Entries taken from a collection:
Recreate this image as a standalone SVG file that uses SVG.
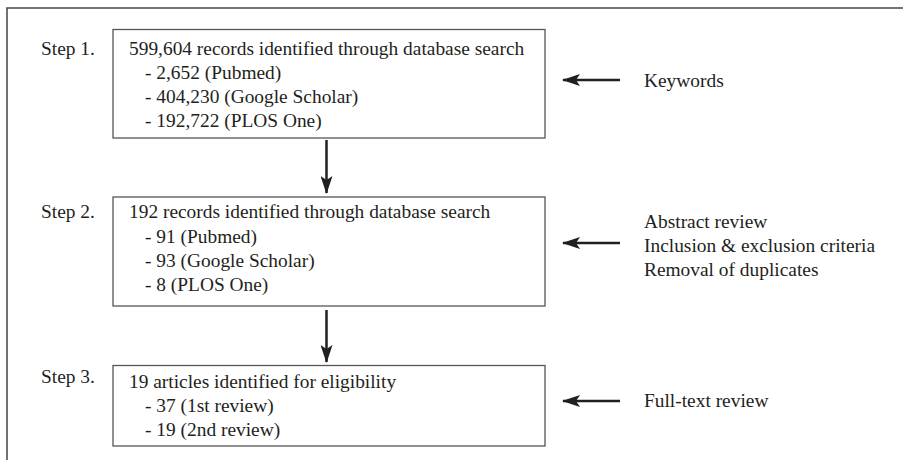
<svg xmlns="http://www.w3.org/2000/svg" width="903" height="460" viewBox="0 0 903 460">
<style>
text{font-family:"Liberation Serif","Times New Roman",serif;font-size:19.4px;fill:#231f20}
.box{fill:#fff;stroke:#555;stroke-width:1.3}
.frame{fill:none;stroke:#444;stroke-width:1.5}
.conn{stroke:#231f20;stroke-width:2.5;fill:none}
</style>
<defs>
<marker id="ah" markerWidth="18" markerHeight="12" refX="17" refY="6" orient="auto" markerUnits="userSpaceOnUse">
<path d="M0,0 L18,6 L0,12 L4,6 Z" fill="#231f20"/>
</marker>
</defs>
<rect width="903" height="460" fill="#fff"/>
<path class="frame" d="M7,460 V8 H903"/>
<g id="step1">
<text x="41" y="55">Step 1.</text>
<rect class="box" x="113" y="29.5" width="432" height="108.5"/>
<text x="129" y="55">599,604 records identified through database search</text>
<text x="145" y="79">- 2,652 (Pubmed)</text>
<text x="145" y="103">- 404,230 (Google Scholar)</text>
<text x="145" y="127">- 192,722 (PLOS One)</text>
</g>
<g id="step2">
<text x="41" y="218">Step 2.</text>
<rect class="box" x="113" y="197" width="432" height="109"/>
<text x="129" y="218">192 records identified through database search</text>
<text x="145" y="243">- 91 (Pubmed)</text>
<text x="145" y="267">- 93 (Google Scholar)</text>
<text x="145" y="291">- 8 (PLOS One)</text>
</g>
<g id="step3">
<text x="41" y="383">Step 3.</text>
<rect class="box" x="113" y="365.5" width="432" height="80.5"/>
<text x="129" y="388">19 articles identified for eligibility</text>
<text x="145" y="412">- 37 (1st review)</text>
<text x="145" y="436">- 19 (2nd review)</text>
</g>
<g id="keywords"><text x="644" y="87">Keywords</text></g>
<g id="criteria">
<text x="644" y="228">Abstract review</text>
<text x="644" y="252">Inclusion &amp; exclusion criteria</text>
<text x="644" y="276">Removal of duplicates</text>
</g>
<g id="fulltext"><text x="644" y="407">Full-text review</text></g>
<g id="connectors">
<line class="conn" x1="326.5" y1="140" x2="326.5" y2="193" marker-end="url(#ah)"/>
<line class="conn" x1="326.5" y1="310" x2="326.5" y2="362" marker-end="url(#ah)"/>
<line class="conn" x1="620" y1="80" x2="563" y2="80" marker-end="url(#ah)"/>
<line class="conn" x1="620" y1="243" x2="563" y2="243" marker-end="url(#ah)"/>
<line class="conn" x1="620" y1="401" x2="563" y2="401" marker-end="url(#ah)"/>
</g>
</svg>
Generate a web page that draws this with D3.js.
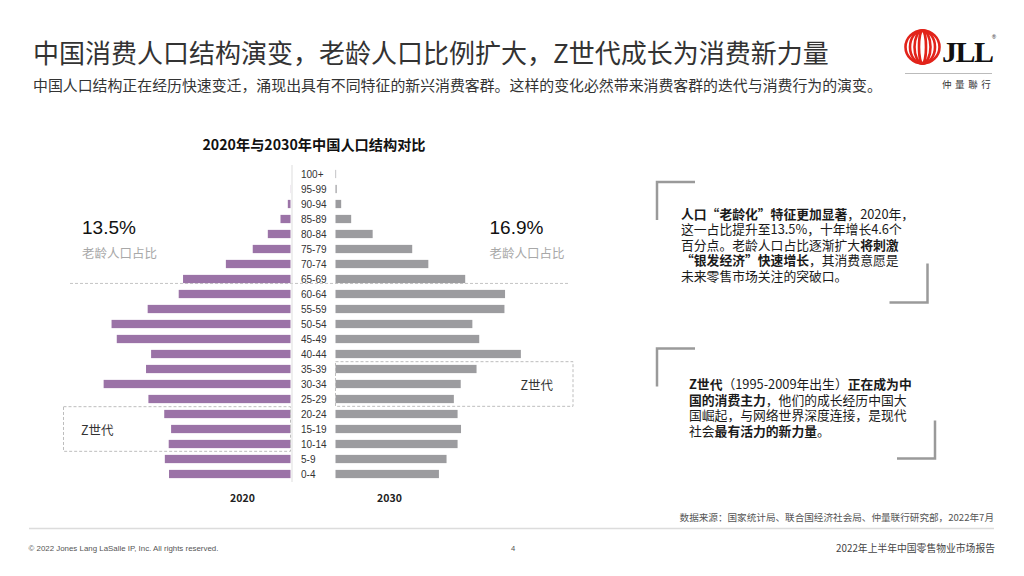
<!DOCTYPE html>
<html><head><meta charset="utf-8">
<script src="https://cdn.jsdelivr.net/npm/d3@7"></script>
<style>body{margin:0;background:#fff} svg{display:block}</style>
</head><body>
<svg id="c" width="1024" height="576"></svg>
<script>
// ---------- data ----------
const ageGroups = ["100+","95-99","90-94","85-89","80-84","75-79","70-74","65-69","60-64","55-59","50-54","45-49","40-44","35-39","30-34","25-29","20-24","15-19","10-14","5-9","0-4"];
const pop2020 = [0.0, 0.1, 1.8, 6.7, 15.2, 25.3, 43.3, 72.0, 74.9, 95.7, 119.9, 116.4, 93.4, 96.8, 125.2, 95.2, 84.6, 80.0, 81.6, 84.2, 81.4];
const pop2030 = [0.4, 0.8, 3.8, 10.5, 24.9, 51.4, 62.2, 86.9, 113.6, 113.2, 91.7, 96.3, 124.2, 94.5, 83.9, 79.3, 81.8, 84.1, 81.8, 74.4, 69.3];
const yearLabels = ["2020", "2030"];
const elderShare = ["13.5%", "16.9%"];
const elderLabel = "老龄人口占比";
const genZLabel = "Z世代";
const genZ2020 = ["20-24", "10-14"];
const genZ2030 = ["35-39", "25-29"];
const elderlyFrom = "65-69";

const title = "中国消费人口结构演变，老龄人口比例扩大，Z世代成长为消费新力量";
const subtitle = "中国人口结构正在经历快速变迁，涌现出具有不同特征的新兴消费客群。这样的变化必然带来消费客群的迭代与消费行为的演变。";
const chartTitle = "2020年与2030年中国人口结构对比";
const box1Lines = [
  [["人口“老龄化”特征更加显著", 1], ["，2020年，", 0]],
  [["这一占比提升至13.5%，十年增长4.6个", 0]],
  [["百分点。老龄人口占比逐渐扩大", 0], ["将刺激", 1]],
  [["“银发经济”快速增长", 1], ["，其消费意愿是", 0]],
  [["未来零售市场关注的突破口。", 0]]
];
const box2Lines = [
  [["Z世代", 1], ["（1995-2009年出生）", 0], ["正在成为中", 1]],
  [["国的消费主力", 1], ["，他们的成长经历中国大", 0]],
  [["国崛起，与网络世界深度连接，是现代", 0]],
  [["社会", 0], ["最有活力的新力量", 1], ["。", 0]]
];
const sourceText = "数据来源：国家统计局、联合国经济社会局、仲量联行研究部，2022年7月";
const copyright = "© 2022 Jones Lang LaSalle IP, Inc. All rights reserved.";
const pageNo = "4";
const reportName = "2022年上半年中国零售物业市场报告";

// ---------- drawing ----------
const svg = d3.select("#c");
const CJK = "'Noto Sans CJK SC', 'Noto Sans', sans-serif";
const LAT = "'Liberation Sans', Arial, sans-serif";
const purple = "#9b73a7", grey = "#9c9c9f";

// header
svg.append("text").attr("x", 33).attr("y", 51).attr("dominant-baseline", "central")
  .attr("font-family", CJK).attr("font-size", 26).attr("fill", "#333").text(title);
svg.append("text").attr("x", 33).attr("y", 84).attr("dominant-baseline", "central")
  .attr("font-family", CJK).attr("font-size", 14.9).attr("fill", "#333").text(subtitle);

// logo
const logo = svg.append("g");
[17, 12.5, 8, 3.5].forEach(rx => {
  logo.append("ellipse").attr("cx", 922.5).attr("cy", 47).attr("rx", rx).attr("ry", 16.5)
    .attr("fill", "none").attr("stroke", "#e2231a").attr("stroke-width", 2.6);
});
logo.append("text").attr("x", 942).attr("y", 62).attr("font-family", "'Liberation Serif', 'DejaVu Serif', serif")
  .attr("font-weight", 700).attr("font-size", 30).attr("letter-spacing", -1.5).attr("fill", "#111").text("JLL");
logo.append("text").attr("x", 992).attr("y", 39).attr("font-family", LAT).attr("font-size", 5.5).attr("fill", "#111").text("®");
logo.append("line").attr("x1", 905).attr("x2", 992).attr("y1", 73.5).attr("y2", 73.5).attr("stroke", "#bbb").attr("stroke-width", 1);
logo.append("text").attr("x", 942).attr("y", 84).attr("dominant-baseline", "central")
  .attr("font-family", CJK).attr("font-size", 9.5).attr("letter-spacing", 3.6).attr("fill", "#333").text("仲量聯行");

// chart
const y = d3.scaleBand().domain(ageGroups).range([166.5, 481.5]).paddingInner(0.45).paddingOuter(0.225);
const unit = 1.4925;
const xL = d3.scaleLinear().domain([0, 130]).range([290.5, 290.5 - 130 * unit]);
const xR = d3.scaleLinear().domain([0, 130]).range([335.5, 335.5 + 130 * unit]);

svg.append("text").attr("x", 314).attr("y", 144).attr("text-anchor", "middle").attr("dominant-baseline", "central")
  .attr("font-family", CJK).attr("font-weight", 700).attr("font-size", 14.2).attr("fill", "#111").text(chartTitle);

// dashed separator for elderly
const sepY = y(elderlyFrom) + y.bandwidth() + 0.3;
svg.append("line").attr("x1", 70).attr("x2", 569).attr("y1", sepY).attr("y2", sepY)
  .attr("stroke", "#c4c4c4").attr("stroke-dasharray", "3,2").attr("stroke-width", 1);

// center line
svg.append("line").attr("x1", 292).attr("x2", 292).attr("y1", 165).attr("y2", 482)
  .attr("stroke", "#ddd").attr("stroke-width", 1);

const rows = ageGroups.map((a, i) => ({age: a, v20: pop2020[i], v30: pop2030[i]}));
svg.append("g").selectAll("rect").data(rows).join("rect")
  .attr("x", d => xL(d.v20)).attr("y", d => y(d.age))
  .attr("width", d => xL(0) - xL(d.v20)).attr("height", y.bandwidth()).attr("fill", purple);
svg.append("g").selectAll("rect").data(rows).join("rect")
  .attr("x", xR(0)).attr("y", d => y(d.age))
  .attr("width", d => xR(d.v30) - xR(0)).attr("height", y.bandwidth()).attr("fill", grey);

svg.append("g").selectAll("text").data(ageGroups).join("text")
  .attr("x", 301).attr("y", d => y(d) + y.bandwidth() / 2).attr("dominant-baseline", "central")
  .attr("font-family", LAT).attr("font-size", 10).attr("fill", "#333").text(d => d);

// year labels
[[xL(0) - 48, yearLabels[0]], [xR(0) + 54, yearLabels[1]]].forEach(([x, t]) => {
  svg.append("text").attr("x", x).attr("y", 497).attr("text-anchor", "middle").attr("dominant-baseline", "central")
    .attr("font-family", CJK).attr("font-weight", 700).attr("font-size", 10.5).attr("fill", "#222").text(t);
});

// elderly share
[[82, elderShare[0]], [489.5, elderShare[1]]].forEach(([x, t]) => {
  svg.append("text").attr("x", x).attr("y", 233.5).attr("font-family", LAT).attr("font-size", 19).attr("fill", "#111").text(t);
  svg.append("text").attr("x", x).attr("y", 252).attr("dominant-baseline", "central")
    .attr("font-family", CJK).attr("font-size", 12.5).attr("fill", "#a8a8a8").text(elderLabel);
});

// Z generation boxes
const zL = {x0: 63.5, x1: xL(0), y0: y(genZ2020[0]) - 3.2, y1: y(genZ2020[1]) + y.bandwidth() + 3.2};
const zR = {x0: xR(0), x1: 573, y0: y(genZ2030[0]) - 3.2, y1: y(genZ2030[1]) + y.bandwidth() + 3.2};
[zL, zR].forEach(b => {
  svg.append("rect").attr("x", b.x0).attr("y", b.y0).attr("width", b.x1 - b.x0).attr("height", b.y1 - b.y0)
    .attr("fill", "none").attr("stroke", "#bdbdbd").attr("stroke-dasharray", "3,2").attr("stroke-width", 1);
});
svg.append("text").attr("x", 81).attr("y", (zL.y0 + zL.y1) / 2).attr("dominant-baseline", "central")
  .attr("font-family", CJK).attr("font-size", 12.5).attr("fill", "#333").text(genZLabel);
svg.append("text").attr("x", 520.5).attr("y", (zR.y0 + zR.y1) / 2).attr("dominant-baseline", "central")
  .attr("font-family", CJK).attr("font-size", 12.5).attr("fill", "#333").text(genZLabel);

// text boxes
function bracketBox(tl, br) {
  svg.append("path").attr("d", `M${tl.x + 38},${tl.y}H${tl.x}V${tl.y + tl.h}`)
    .attr("fill", "none").attr("stroke", "#9a9a9a").attr("stroke-width", 2.5);
  svg.append("path").attr("d", `M${br.x},${br.y - br.h}V${br.y}H${br.x - 38}`)
    .attr("fill", "none").attr("stroke", "#9a9a9a").attr("stroke-width", 2.5);
}
function textBlock(lines, x, y0, step) {
  const t = svg.append("text").attr("x", x).attr("y", y0)
    .attr("font-family", CJK).attr("font-size", 12.8).attr("fill", "#1a1a1a");
  lines.forEach((segs, i) => {
    segs.forEach(([s, b], j) => {
      const ts = t.append("tspan").attr("font-weight", b ? 700 : 400).text(s);
      if (j === 0) ts.attr("x", x).attr("y", y0 + i * step + 4.5);
    });
  });
}
bracketBox({x: 657, y: 182, h: 38}, {x: 927.5, y: 302.5, h: 39});
textBlock(box1Lines, 681, 214, 15.5);
bracketBox({x: 657, y: 348.5, h: 38}, {x: 935, y: 458.5, h: 38});
textBlock(box2Lines, 689, 384.5, 15.5);

// footer
svg.append("text").attr("x", 994).attr("y", 516.5).attr("text-anchor", "end").attr("dominant-baseline", "central")
  .attr("font-family", CJK).attr("font-size", 9.6).attr("fill", "#555").text(sourceText);
svg.append("line").attr("x1", 29).attr("x2", 994).attr("y1", 528.5).attr("y2", 528.5)
  .attr("stroke", "#dcdcdc").attr("stroke-width", 1.6);
svg.append("text").attr("x", 28.5).attr("y", 548).attr("dominant-baseline", "central")
  .attr("font-family", LAT).attr("font-size", 7.9).attr("fill", "#555").text(copyright);
svg.append("text").attr("x", 513).attr("y", 548).attr("text-anchor", "middle").attr("dominant-baseline", "central")
  .attr("font-family", LAT).attr("font-size", 7.6).attr("fill", "#555").text(pageNo);
svg.append("text").attr("x", 995).attr("y", 548).attr("text-anchor", "end").attr("dominant-baseline", "central")
  .attr("font-family", CJK).attr("font-size", 9.8).attr("fill", "#444").text(reportName);
</script>
</body></html>
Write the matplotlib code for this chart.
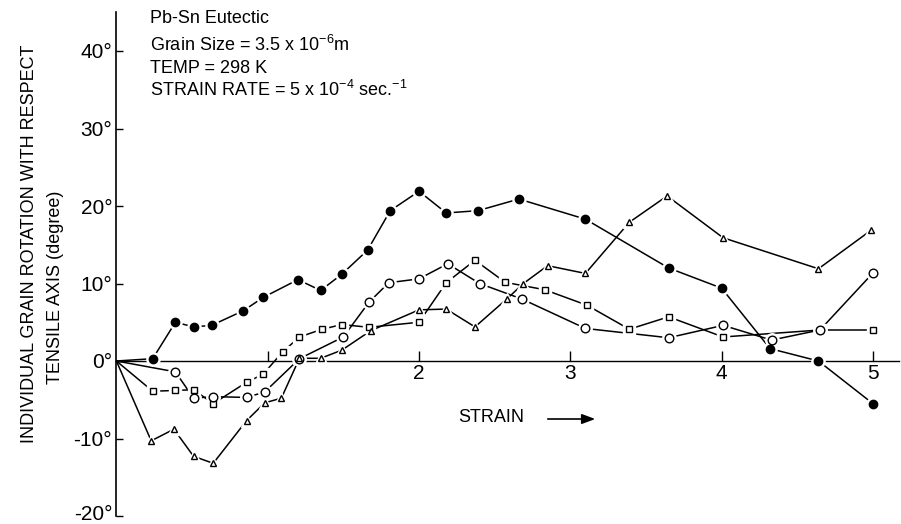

### [Problem description]
Gather all lines from the listing above in which "this" occurs.

### [The result]
Recreate this image as a standalone SVG file that uses SVG.
Generate a web page that draws this with D3.js.
Write the matplotlib code for this chart.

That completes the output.